I am not sure if this question actually makes sense, so any corrections/suggestions would be greatly appreciated!
Let $K$ be a polycyclic group, and let $\phi_1$ and $\phi_2$ be two automorphisms in $\operatorname{Aut}(K)$ such that $\phi_1$ has infinite order and $\phi_1\phi_2$ = $\phi_2\phi_1$. Let $\phi_1'$ be the induced automorphisms on $K \rtimes_{\phi_2}\mathbb{Z} $, where $\phi_1'$ acts trivially on $\mathbb{Z}$ component. Similarly, let $\phi_2'$ be the induced automorphisms on $K \rtimes_{\phi_1}\mathbb{Z} $, where $\phi_1'$ acts trivially on $\mathbb{Z}$ component.
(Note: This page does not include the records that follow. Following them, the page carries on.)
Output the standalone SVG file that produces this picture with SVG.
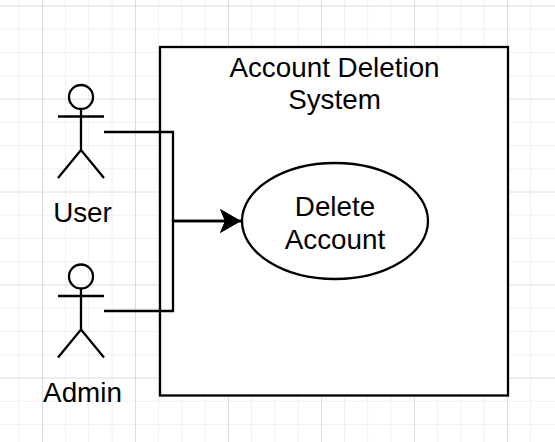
<svg xmlns="http://www.w3.org/2000/svg" width="555" height="442" viewBox="0 0 555 442">
<style>
.minor{stroke:#f0f0f0;stroke-width:1;fill:none}
.major{stroke:#dcdcdc;stroke-width:1;fill:none}
.s{stroke:#000;stroke-width:2.3;fill:none}
.f{stroke:#000;stroke-width:2.3;fill:#fff}
text{font-family:"Liberation Sans",Arial,sans-serif;font-size:27.8px;fill:#000;text-anchor:middle}
</style>
<defs><marker id="arrow" markerUnits="userSpaceOnUse" markerWidth="22" markerHeight="24" refX="21" refY="12" orient="auto"><path d="M0 0L21 12L0 24L5 12Z" fill="#000"/></marker></defs>
<rect width="555" height="442" fill="#fff"/>
<g id="grid">
<path class="minor" d="M19 0V442M65.5 0V442M88.7 0V442M112 0V442M158.5 0V442M181.7 0V442M205 0V442M251.5 0V442M274.7 0V442M298 0V442M344.5 0V442M367.7 0V442M391 0V442M437.5 0V442M460.7 0V442M484 0V442M530.5 0V442M0 29.3H555M0 52.5H555M0 75.8H555M0 122.3H555M0 145.5H555M0 168.8H555M0 215.3H555M0 238.5H555M0 261.8H555M0 308.3H555M0 331.5H555M0 354.8H555M0 401.3H555M0 424.5H555"/>
<path class="major" d="M42.5 0V442M135.5 0V442M228.5 0V442M321.5 0V442M414.5 0V442M507.5 0V442M0 6H555M0 99H555M0 192H555M0 285H555M0 378H555"/>
</g>
<g id="system"><rect class="f" x="160" y="47" width="348" height="348.500"/>
<text x="334.500" y="77">Account Deletion</text><text x="334.500" y="109">System</text></g>
<g id="delete-account"><ellipse class="f" cx="335" cy="221" rx="93" ry="58"/>
<text x="335" y="216">Delete</text><text x="335" y="249">Account</text></g>
<g id="user"><circle class="s" cx="81" cy="97" r="12"/><path class="s" d="M81 109V150M58 116.500H104M58 178L81 150L104 178"/><text x="82.500" y="222">User</text></g>
<g id="admin"><circle class="s" cx="81" cy="276.500" r="12"/><path class="s" d="M81 288.500V329.500M58 296H104M58 357.500L81 329.500L104 357.500"/><text x="82.500" y="402">Admin</text></g>
<g id="connectors">
<path class="s" d="M104 132H173V221H241" marker-end="url(#arrow)"/>
<path class="s" d="M104 311H173V221H241" marker-end="url(#arrow)"/>
</g>
</svg>
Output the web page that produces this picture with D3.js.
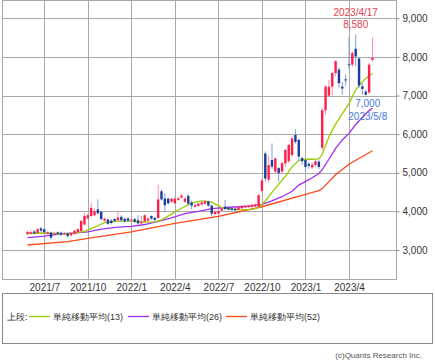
<!DOCTYPE html>
<html><head><meta charset="utf-8">
<script src="https://cdn.jsdelivr.net/npm/d3@7/dist/d3.min.js"></script>
<style>
body{margin:0;background:#fff;}
svg text{font-family:"Liberation Sans",Arial,sans-serif;}
</style></head><body>
<svg id="c" width="435" height="360"></svg>
<script>
// ---- data (weekly candles, first week starting 2021-05-31) ----
const firstWeek = "2021-05-31";
const opens  = [3410,3420,3480,3440,3560,3540,3420,3450,3400,3460,3450,3410,3430,3380,3420,3460,3490,3660,3820,3880,3900,4050,3990,3760,3790,3760,3800,3770,3860,3810,3820,3760,3800,3770,3690,3740,3760,3880,3830,3830,4520,4330,4330,4250,4210,4300,4360,4250,4400,4230,4120,4140,4180,4200,4260,4150,3930,3940,4020,4120,4100,4080,4070,4040,4080,4100,4110,4120,4130,4120,4530,5500,4820,5330,5030,5120,5030,5240,5300,5460,5980,5850,5380,5330,5230,5140,5200,5290,5650,6620,7000,7230,7580,7670,7230,7420,7810,7800,8210,7960,7240,7100,7080,7920];
const highs  = [3500,3520,3520,3560,3600,3560,3500,3480,3470,3480,3480,3470,3450,3460,3520,3560,3780,3950,3940,4230,4080,4310,4010,3840,3810,3800,3830,4000,3900,3830,3850,3820,3830,3900,3880,3930,3850,3900,3860,4690,4560,4470,4360,4360,4360,4380,4460,4380,4450,4280,4200,4240,4260,4300,4280,4180,4020,4040,4110,4300,4130,4100,4090,4130,4160,4170,4180,4200,4210,4450,4850,5550,5450,5760,5400,5150,5300,5620,5750,5950,6130,5880,5420,5350,5280,5260,5350,5330,6680,7270,7400,7620,7920,7720,7350,7550,8500,8150,8580,8000,7320,7150,7850,8500];
const lows   = [3380,3400,3400,3420,3460,3420,3380,3270,3360,3380,3360,3380,3330,3350,3400,3440,3470,3640,3790,3860,3870,3920,3780,3730,3650,3660,3720,3750,3740,3710,3730,3730,3700,3660,3660,3720,3730,3780,3750,3800,4280,3980,4180,4220,4190,4270,4330,4220,4150,4050,4100,4110,4150,4170,4120,3870,3900,3920,4000,4030,4020,4010,4000,4020,4060,4080,4090,4100,4110,4100,4500,4770,4750,5100,4980,4770,4950,5150,5250,5400,5750,5300,5200,5020,5100,5100,5150,5100,5580,6500,6980,7000,7500,7200,7020,7250,7700,7750,7760,7200,7020,7000,7030,7880];
const closes = [3470,3460,3430,3540,3500,3460,3460,3320,3430,3420,3400,3440,3360,3440,3500,3540,3750,3880,3900,4090,4000,3950,3800,3810,3680,3700,3750,3840,3770,3740,3760,3790,3730,3690,3730,3900,3810,3810,3780,4310,4310,4160,4210,4330,4330,4340,4410,4330,4200,4150,4160,4200,4230,4260,4150,3940,3990,4010,4080,4060,4050,4040,4030,4110,4140,4140,4150,4170,4180,4420,4800,4850,5200,5160,5370,4990,5250,5590,5720,5890,5800,5420,5300,5150,5180,5210,5300,5150,6620,7230,7230,7580,7890,7320,7180,7390,7790,8100,8010,7260,7170,7020,7800,7980];

// moving averages (week index -> value)
const ma13Idx = [0,5,10,14,17,20,23,27,31,35,38,40,43,46,49,52,55,58,61,64,67,69,71,73,75,77,79,81,83,85,87,88,90,92,94,96,98,100,102,103];
const ma13    = [3430,3440,3420,3430,3480,3590,3710,3750,3750,3720,3730,3780,3930,4080,4220,4270,4240,4100,4060,4040,4050,4100,4270,4490,4700,4910,5150,5320,5350,5350,5360,5480,5930,6260,6530,6790,7150,7360,7520,7570];
const ma26Idx = [0,5,10,14,18,22,27,31,35,39,43,47,51,55,59,63,67,70,73,76,79,81,83,85,87,88,90,92,94,96,98,100,102,103];
const ma26    = [3320,3360,3420,3440,3470,3540,3590,3610,3660,3740,3830,3940,4000,4070,4100,4120,4140,4180,4270,4380,4520,4680,4770,4870,4980,5080,5350,5630,5850,6020,6250,6430,6610,6670];
const ma52Idx = [0,12,18,31,44,57,70,83,87,88,92,96,100,103];
const ma52    = [3130,3215,3300,3470,3690,3870,4120,4440,4540,4590,4950,5220,5420,5570];

const tickDates  = ["2021-07-05","2021-10-04","2022-01-03","2022-04-04","2022-07-04","2022-10-03","2023-01-02","2023-04-03"];
const tickLabels = ["2021/7","2021/10","2022/1","2022/4","2022/7","2022/10","2023/1","2023/4"];
const yTicks = [3000,4000,5000,6000,7000,8000,9000];
const legendPrefix = "上段:";
const legendLabels = ["単純移動平均(13)","単純移動平均(26)","単純移動平均(52)"];
const maColors = ["#99cc00","#a030f0","#ff4a1a"];
const copyright = "(c)Quants Research Inc.";

// ---- drawing ----
const svg = d3.select("#c");
const parse = d3.utcParse("%Y-%m-%d");
const start = parse(firstWeek);
const weekDate = i => d3.utcDay.offset(start, 7*i);

const L = 2.5, R = 396.5, T = 0.5, B = 279.5;
const x = d3.scaleUtc().domain([parse(tickDates[0]), parse(tickDates[7])]).range([44.3, 349]);
const y = d3.scaleLinear().domain([3000, 9000]).range([250, 18.3]);
const cx = i => x(weekDate(i));

// grid
const g = svg.append("g");
g.selectAll("line.h").data(yTicks).join("line")
  .attr("x1", L).attr("x2", R)
  .attr("y1", d => Math.round(y(d)) + 0.5).attr("y2", d => Math.round(y(d)) + 0.5)
  .attr("stroke", "#a8a8a8").attr("stroke-width", 1);
g.selectAll("line.v").data(tickDates).join("line")
  .attr("y1", T).attr("y2", B)
  .attr("x1", d => Math.round(x(parse(d))) + 0.5).attr("x2", d => Math.round(x(parse(d))) + 0.5)
  .attr("stroke", "#a8a8a8").attr("stroke-width", 1);
g.append("rect").attr("x", L).attr("y", T).attr("width", R - L).attr("height", B - T)
  .attr("fill", "none").attr("stroke", "#a8a8a8");

// y axis (right)
const yAxis = d3.axisRight(y).tickValues(yTicks).tickFormat(d3.format(",")).tickSize(3).tickPadding(3);
const ya = svg.append("g").attr("transform", `translate(${R},0)`).call(yAxis);
ya.select(".domain").remove();
ya.selectAll(".tick line").attr("stroke", "#888");
ya.selectAll(".tick text").attr("font-size", 10).attr("fill", "#333")
  .attr("font-family", "'Liberation Sans',Arial,sans-serif");

// x axis
const xAxis = d3.axisBottom(x).tickValues(tickDates.map(parse)).tickFormat((d, i) => tickLabels[i]).tickSize(0).tickPadding(4);
const xa = svg.append("g").attr("transform", `translate(0,${B})`).call(xAxis);
xa.select(".domain").remove();
xa.selectAll(".tick text").attr("font-size", 10).attr("fill", "#333")
  .attr("font-family", "'Liberation Sans',Arial,sans-serif");

// moving averages
const lineFor = idx => d3.line().x((v, k) => cx(idx[k])).y(v => y(v));
[[ma52Idx, ma52, 2], [ma26Idx, ma26, 1], [ma13Idx, ma13, 0]].forEach(([idx, vals, c]) => {
  svg.append("path").attr("d", lineFor(idx)(vals)).attr("fill", "none")
    .attr("stroke", maColors[c]).attr("stroke-width", 1.3);
});

// candles
const up = "#ff1f4b", dn = "#1c3c9c", upW = "#ff8fa6", dnW = "#7f9ce0";
const cg = svg.append("g");
opens.forEach((o, i) => {
  const c = closes[i], isUp = c >= o, xc = cx(i);
  cg.append("line").attr("x1", xc).attr("x2", xc)
    .attr("y1", y(highs[i])).attr("y2", y(lows[i]))
    .attr("stroke", isUp ? upW : dnW).attr("stroke-width", 1);
  const yt = y(Math.max(o, c)), yb = y(Math.min(o, c));
  cg.append("rect").attr("x", xc - 1.2).attr("width", 2.4)
    .attr("y", yt).attr("height", Math.max(1, yb - yt))
    .attr("fill", isUp ? up : dn);
});

// high / low annotations (high of the chart, and the lowest low after that high)
const fmtD = d3.utcFormat("%Y/%-m/%-d"), fmtN = d3.format(",");
const hi = d3.maxIndex(highs);
const lo = hi + d3.minIndex(lows.slice(hi));
const ann = svg.append("g").attr("font-size", 10).attr("text-anchor", "middle");
ann.append("text").attr("x", cx(hi)).attr("y", y(highs[hi]) - 19).attr("fill", "#e8404f").text(fmtD(weekDate(hi)));
ann.append("text").attr("x", cx(hi)).attr("y", y(highs[hi]) - 7).attr("fill", "#e8404f").text(fmtN(highs[hi]));
ann.append("text").attr("x", cx(lo) + 2).attr("y", y(lows[lo]) + 11).attr("fill", "#4a78e0").text(fmtN(lows[lo]));
ann.append("text").attr("x", cx(lo) + 2).attr("y", y(lows[lo]) + 24).attr("fill", "#4a78e0").text(fmtD(weekDate(lo)));

// legend
svg.append("rect").attr("x", 2.5).attr("y", 293.5).attr("width", 430).attr("height", 50)
  .attr("fill", "none").attr("stroke", "#888");
const lg = svg.append("g").attr("font-size", 9).attr("fill", "#333")
  .attr("font-family", "'Noto Sans CJK JP',sans-serif");
lg.append("text").attr("x", 7).attr("y", 319.5).text(legendPrefix);
const legX = [29, 128, 226];
legendLabels.forEach((t, k) => {
  lg.append("line").attr("x1", legX[k]).attr("x2", legX[k] + 21).attr("y1", 316.5).attr("y2", 316.5)
    .attr("stroke", maColors[k]).attr("stroke-width", 1.3);
  lg.append("text").attr("x", legX[k] + 24).attr("y", 319.5).text(t);
});

svg.append("text").attr("x", 422).attr("y", 358).attr("text-anchor", "end")
  .attr("font-size", 8).attr("fill", "#555").text(copyright);
</script>
</body></html>
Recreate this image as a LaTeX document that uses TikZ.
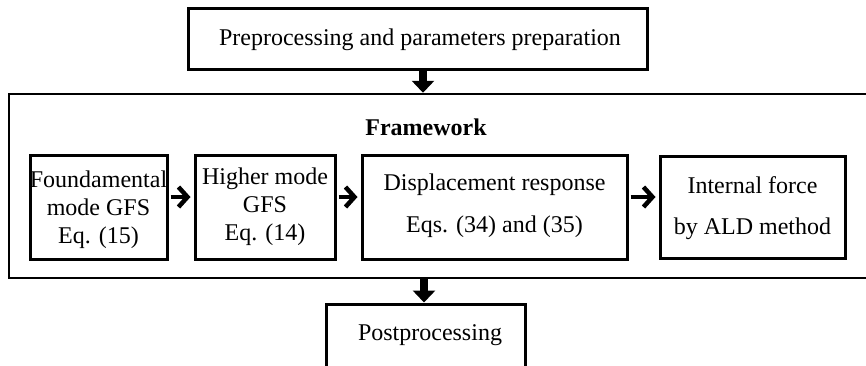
\documentclass[tikz,border=0pt]{standalone}
\usepackage{fontspec}
\setmainfont{Liberation Serif}
\usetikzlibrary{arrows.meta}
\begin{document}
\begin{tikzpicture}[x=1pt,y=-1pt,
  txt/.style={font=\fontsize{24}{28}\selectfont, align=center, inner sep=0pt},
  box/.style={draw=black, line width=3pt, inner sep=0pt},
  bigarrow/.style={line width=8pt, -{Triangle[width=22pt,length=12pt]}},
  smallarrow/.style={line width=4.5pt, -{Straight Barb[length=9pt,width=20pt]}, shorten <=2pt, shorten >=3pt}]
\useasboundingbox (0,0) rectangle (866,365);
\clip (0,0) rectangle (866,365);
% top box
\node[box, minimum width=459pt, minimum height=61pt] (top) at (417.5,38.5) {};
\node[txt] (toptext) at (420,40) {Preprocessing and parameters preparation};
% framework
\node[draw=black, line width=2.5pt, minimum width=871pt, minimum height=184pt, inner sep=0pt] (frame) at (444.5,186) {};
\node[txt, font=\fontsize{24}{28}\selectfont\bfseries] (ftitle) at (426,127) {Framework};
% inner boxes
\node[box, minimum width=137pt, minimum height=104pt] (b1) at (98.5,207.5) {};
\node[txt] (b1t) at (98.5,210) {Foundamental\\mode GFS\\Eq. (15)};
\node[box, minimum width=140pt, minimum height=104pt] (b2) at (265,207.5) {};
\node[txt] (b2t) at (265,207) {Higher mode\\GFS\\Eq. (14)};
\node[box, minimum width=265pt, minimum height=104pt] (b3) at (494.5,207.5) {};
\node[txt, font=\fontsize{24}{42}\selectfont] (b3t) at (494.5,206) {Displacement response\\Eqs. (34) and (35)};
\node[box, minimum width=185pt, minimum height=102pt] (b4) at (752.5,207) {};
\node[txt, font=\fontsize{24}{41}\selectfont] (b4t) at (752.5,208) {Internal force\\by ALD method};
% post box
\node[box, minimum width=199pt, minimum height=72pt] (post) at (425.5,340) {};
\node[txt] (posttext) at (430,335) {Postprocessing};
% arrows
\draw[bigarrow] ([xshift=5.5pt]top.south) -- ([xshift=5.5pt]top.south |- frame.north);
\draw[bigarrow] ([xshift=-20.5pt]frame.south) -- ([xshift=-20.5pt]frame.south |- post.north);
\draw[smallarrow] (b1.east |- 0,197) -- (b2.west |- 0,197);
\draw[smallarrow] (b2.east |- 0,197) -- (b3.west |- 0,197);
\draw[smallarrow] (b3.east |- 0,197) -- (b4.west |- 0,197);
\end{tikzpicture}
\end{document}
Now suppose $$ (K \rtimes_{\phi_1} \mathbb{Z})\rtimes_{\phi_2'}\mathbb{Z} \cong (K \rtimes_{\phi_2} \mathbb{Z})\rtimes_{\phi_1'}\mathbb{Z}. $$
Question:Given a subgroup $H$ of $K \rtimes_{\phi_1} \mathbb{Z}$ with finite index $m$, is there a "natural" subgroup $H'$ in $(K \rtimes_{\phi_2} \mathbb{Z})\rtimes_{\phi_1'}\mathbb{Z}$ that contains the subgroup $ \{(h_1,0,h_2) : (h_1,h_2) \in H \}$ with index roughly $m$ (a multiple of "m") ?
I was thinking to take $H' = \{(h_1,n\mathbb{Z},h_2) : (h_1,h_2) \in H \}$ for some $n \in \mathbb{Z}$, unfortunately this subset is not closed in general.